I like to think I'm a "classic". I like to think we are all "classics" in our own ways. Most importantly, if we are going to get back and preserve the "Classic" that is America, we need to push back now. If we don't, we won't have any classics of any kind left at all!




From Larry Miller in Are You A Classic:
Some would say this classic is more of a relic of time they would just as soon erase from our history and memory. Of course, they say the same about those of us who have been around long enough to remember seeing '57 Chevys on the showroom floor. They believe we are just as outdated as the two speed PowerGlide transmission of that era.
There are some of the younger generation who have survived cookie cutter educational system and the popular culture that tells them dependence on their betters is to be preferred to the risky freedom that produced unique automobiles and personal opportunities. In some ways, they are throwbacks to a time when we recognized the the value of the individual rather than simply seeing them as a member of a group to be catered to... or ignored... or financially raped.
These young people are the modern “classics”. They need to be encouraged and helped in any way we can. The older “classics” need to stick around with our knowledge that our country is on the wrong path. We may retire from work, but not from life or love of country.

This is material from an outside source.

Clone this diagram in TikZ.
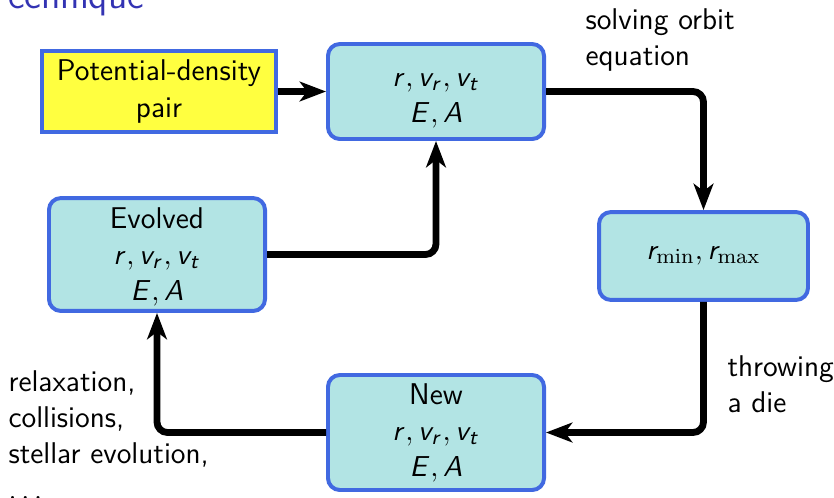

The other side understands this, but many of us on the light side just don't comprehend. There has even been a subtle appearance of agism in recent weeks. The rantings of the Clippers owner have been attributed to the fact that he is an old man who grew up in a different era, and little more could be expected of a superannuated white guy. Then Bill O'Reilly, who has a reputation in some circles of having a common sense, no spin approach to life, opined that Cliven Bundy's thoughts came from an old, uneducated mind. This elitist thinking was too self satisfied to consider that the comments were more a criticism of the welfare state than of its victims.
Wisdom is not always appreciated and does not always come with age, but concepts of right and wrong must not be ignored. We, especially those of us with a little gray around the temples, have a choice. We can settle for a role in the gray, tan and beige world of silence and dependence, or we can stand up, and stand out in the conformist world laid out for us by those who would control us. The choice is ours, will we be a “classic” or take our place on the trash heap of history?